Climate data for Meymeh (1999-2010 normals)
| Month | Jan | Feb | Mar | Apr | May | Jun | Jul | Aug | Sep | Oct | Nov | Dec | Year |
| Daily mean °C (°F) | −0.5 (31.1) | 2.1 (35.8) | 6.3 (43.3) | 11.8 (53.2) | 16.3 (61.3) | 21.8 (71.2) | 24.9 (76.8) | 23.8 (74.8) | 19.8 (67.6) | 13.6 (56.5) | 6.0 (42.8) | 2.3 (36.1) | 12.4 (54.2) |
| Average precipitation mm (inches) | 25.8 (1.02) | 9.5 (0.37) | 21.2 (0.83) | 34.5 (1.36) | 11.9 (0.47) | 3.4 (0.13) | 2.1 (0.08) | 1.7 (0.07) | 0.0 (0.0) | 2.8 (0.11) | 17.6 (0.69) | 33.2 (1.31) | 163.7 (6.44) |
| Average snowy days | 3.6 | 2.6 | 1.0 | 0 | 0 | 0 | 0 | 0 | 0 | 0 | 0.3 | 1.9 | 9.4 |
| Average relative humidity (%) | 64 | 51 | 40 | 39 | 28 | 20 | 22 | 20 | 20 | 30 | 50 | 62 | 37 |
| Average dew point °C (°F) | −7.0 (19.4) | −8.1 (17.4) | −7.6 (18.3) | −2.7 (27.1) | −3.1 (26.4) | −1.7 (28.9) | 1.9 (35.4) | −0.4 (31.3) | −3.5 (25.7) | −4.0 (24.8) | −4.7 (23.5) | −4.7 (23.5) | −3.8 (25.1) |
Source: IRIMO(dew point 1999-2005)

== Economy ==
===Agriculture===
The economy of Meymeh is primarily rural and agricultural. Irrigation comes from a seasonal river as well as from qanats, although the use of qanats had declined by the 1930s. Major crops at this time included cereals, beans, cotton, fruits, and vegetables. Cultivation of opium was forbidden in 1937. Surplus crops were stored in an old fort. A unique feature of the Meymeh region is the presence of bumkands, which are manmade caverns used to shelter livestock during the harshest part of winter.

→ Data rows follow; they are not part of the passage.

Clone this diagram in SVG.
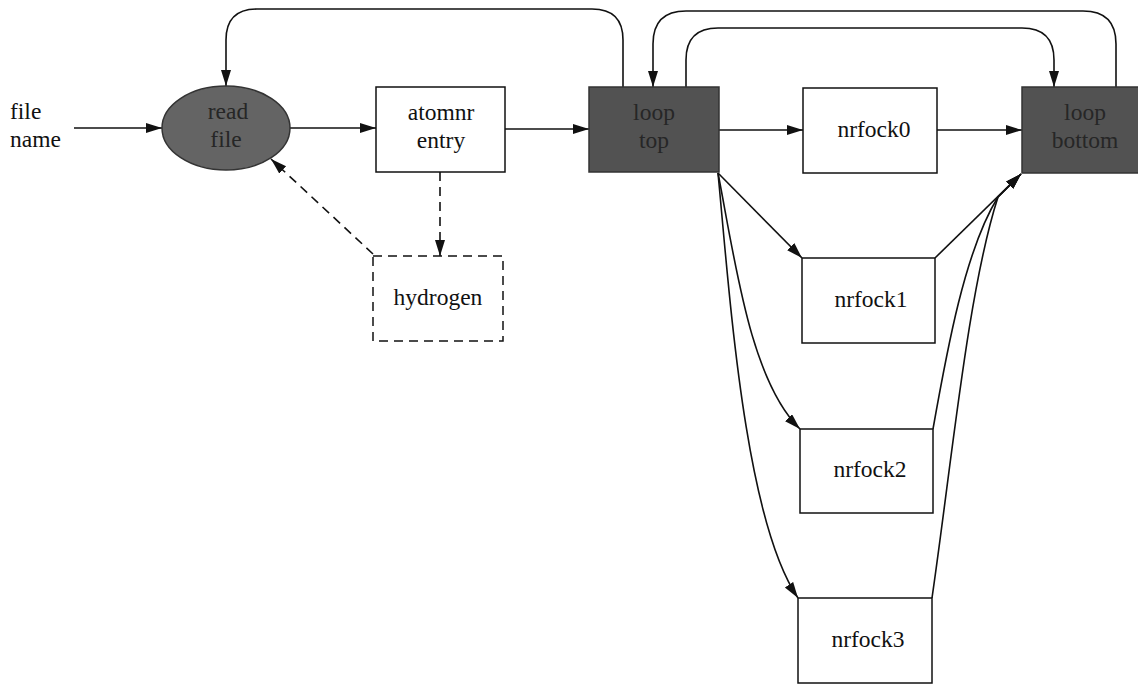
<svg xmlns="http://www.w3.org/2000/svg" width="1138" height="684" viewBox="0 0 1138 684">
<style>
.box{fill:#fff;stroke:#111;stroke-width:1.5}
.dark{fill:#525252;stroke:#333;stroke-width:1.5}
.dash{fill:#fff;stroke:#111;stroke-width:1.5;stroke-dasharray:9,6}
.t{font-family:"Liberation Serif","Times New Roman",serif;font-size:23.5px;fill:#111;text-anchor:middle}
.td{font-family:"Liberation Serif","Times New Roman",serif;font-size:23.5px;fill:#262626;text-anchor:middle}
.e{fill:none;stroke:#111;stroke-width:1.6;marker-end:url(#ah)}
.ed{fill:none;stroke:#111;stroke-width:1.6;stroke-dasharray:9,6;marker-end:url(#ah)}
</style>
<defs>
<marker id="ah" markerUnits="userSpaceOnUse" markerWidth="17" markerHeight="11" refX="16" refY="5" orient="auto">
<path d="M0,0 L16,5 L0,10 z" fill="#111"/>
</marker>
</defs>
<rect width="1138" height="684" fill="#fff"/>
<g id="connectors">
<path class="e" d="M74,128 H162"/>
<path class="e" d="M290,128 H376"/>
<path class="e" d="M505,129 H589"/>
<path class="e" d="M719,130 H803"/>
<path class="e" d="M937,130 H1022"/>
<path class="e" d="M623,87 V40 Q623,9 592,9 H257 Q226,9 226,40 V86"/>
<path class="e" d="M1116,87 V44 Q1116,11 1083,11 H686 Q653,11 653,44 V87"/>
<path class="e" d="M686,87 V60 Q686,28 718,28 H1022 Q1054,28 1054,60 V87"/>
<path class="ed" d="M440,172 V256"/>
<path class="ed" d="M373,254 L271,159"/>
<path class="e" d="M718,173 L802,258"/>
<path class="e" d="M718,173 C735,260 750,380 800,429"/>
<path class="e" d="M718,173 C730,300 745,520 798,598"/>
<path class="e" d="M935,258 L1021,174"/>
<path class="e" d="M933,429 C947,350 965,250 998,197 L1021,174"/>
<path class="e" d="M932,598 C952,460 968,290 998,197 L1021,174"/>
</g>
<g id="filename">
<text class="t" x="10" y="119" style="text-anchor:start">file</text>
<text class="t" x="10" y="147" style="text-anchor:start">name</text>
</g>
<g id="readfile">
<ellipse class="dark" cx="226" cy="128" rx="64" ry="42" style="fill:#646464"/>
<text class="td" x="228" y="119">read</text>
<text class="td" x="226" y="147">file</text>
</g>
<g id="atomnr">
<rect class="box" x="376" y="87" width="129" height="85"/>
<text class="t" x="441" y="120">atomnr</text>
<text class="t" x="441" y="148">entry</text>
</g>
<g id="hydrogen">
<rect class="dash" x="373" y="256" width="130" height="85"/>
<text class="t" x="438" y="305">hydrogen</text>
</g>
<g id="looptop">
<rect class="dark" x="589" y="87" width="130" height="85"/>
<text class="td" x="654" y="120">loop</text>
<text class="td" x="654" y="148">top</text>
</g>
<g id="nrfock0">
<rect class="box" x="803" y="88" width="134" height="85"/>
<text class="t" x="874" y="137">nrfock0</text>
</g>
<g id="loopbottom">
<rect class="dark" x="1022" y="87" width="124" height="86"/>
<text class="td" x="1085" y="120">loop</text>
<text class="td" x="1085" y="148">bottom</text>
</g>
<g id="nrfock1">
<rect class="box" x="802" y="258" width="133" height="85"/>
<text class="t" x="871" y="307">nrfock1</text>
</g>
<g id="nrfock2">
<rect class="box" x="800" y="429" width="133" height="84"/>
<text class="t" x="870" y="477">nrfock2</text>
</g>
<g id="nrfock3">
<rect class="box" x="798" y="598" width="134" height="85"/>
<text class="t" x="868" y="647">nrfock3</text>
</g>
</svg>
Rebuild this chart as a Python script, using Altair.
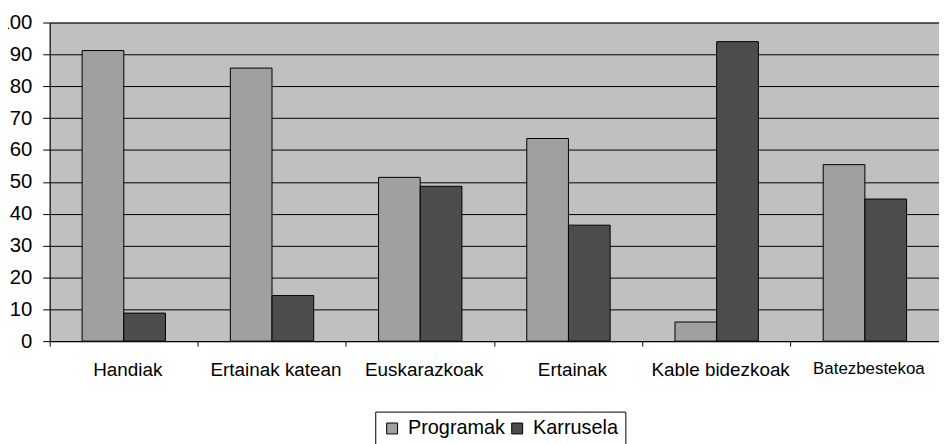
import altair as alt
import pandas as pd

categories = ["Handiak", "Ertainak katean", "Euskarazkoak", "Ertainak", "Kable bidezkoak", "Batezbestekoa"]
series = ["Programak", "Karrusela"]
programak = [91.2, 85.7, 51.4, 63.6, 6.0, 55.4]
karrusela = [8.8, 14.3, 48.6, 36.4, 94.0, 44.6]
colors = ["#A0A0A0", "#4D4D4D"]
y_ticks = [0, 10, 20, 30, 40, 50, 60, 70, 80, 90, 100]

rows = []
for i, c in enumerate(categories):
    rows.append({"cat": c, "series": "Programak", "value": programak[i]})
    rows.append({"cat": c, "series": "Karrusela", "value": karrusela[i]})
df = pd.DataFrame(rows)

FONT = "Liberation Sans"

chart = alt.Chart(df).mark_bar(stroke="black", strokeWidth=1).encode(
    x=alt.X("cat:N", sort=categories, title=None,
            scale=alt.Scale(paddingInner=0, paddingOuter=0),
            axis=alt.Axis(bandPosition=0, labelOffset=4, labelAngle=0,
                          tickSize=5, tickColor="black", domainColor="black",
                          labelPadding=15, labelFont=FONT, labelColor="black",
                          labelFontSize={"condition": {"test": "datum.value == 'Batezbestekoa'", "value": 17}, "value": 19},
                          labelBaseline="top", grid=False)),
    xOffset=alt.XOffset("series:N", sort=series,
                        scale=alt.Scale(paddingInner=0, paddingOuter=0.778)),
    y=alt.Y("value:Q", title=None,
            scale=alt.Scale(domain=[0, 100], nice=False),
            axis=alt.Axis(values=y_ticks, tickSize=7, tickColor="black", domainColor="black",
                          labelPadding=11, labelFont=FONT, labelFontSize=20.5, labelColor="black",
                          grid=True, gridColor="black", gridWidth=1, gridOpacity=1)),
    color=alt.Color("series:N", sort=series,
                    scale=alt.Scale(domain=series, range=colors),
                    legend=alt.Legend(orient="none", legendX=328, legendY=392,
                                      direction="horizontal", title=None,
                                      strokeColor="black", fillColor="white", padding=7,
                                      symbolType="square", symbolSize=121,
                                      symbolStrokeColor="black", symbolStrokeWidth=1,
                                      symbolOpacity=1,
                                      labelFont=FONT, labelFontSize=20, labelColor="black",
                                      columnPadding=2, labelOffset=6)),
).properties(
    width=896, height=321,
    background="white",
    autosize=alt.AutoSizeParams(type="none"),
    padding={"left": 42, "top": 13, "right": 0, "bottom": 102},
).configure_view(
    fill="#C0C0C0", stroke="#777777", strokeWidth=1
)

chart.save("out.html", embed_options={"renderer": "svg", "actions": False})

Meymeh has historically been known for its dried fruit, sold in Isfahan and Kashan. They are either sold plain or in jowzeqand form, where the dried fruit skin is stuffed with sugar.

===Service industry===
Modern Meymeh also derives economic significance from its position on the Tehran-Isfahan highway. Much of modern Meymeh's service economy is dedicated to stores and restaurants along the main highway.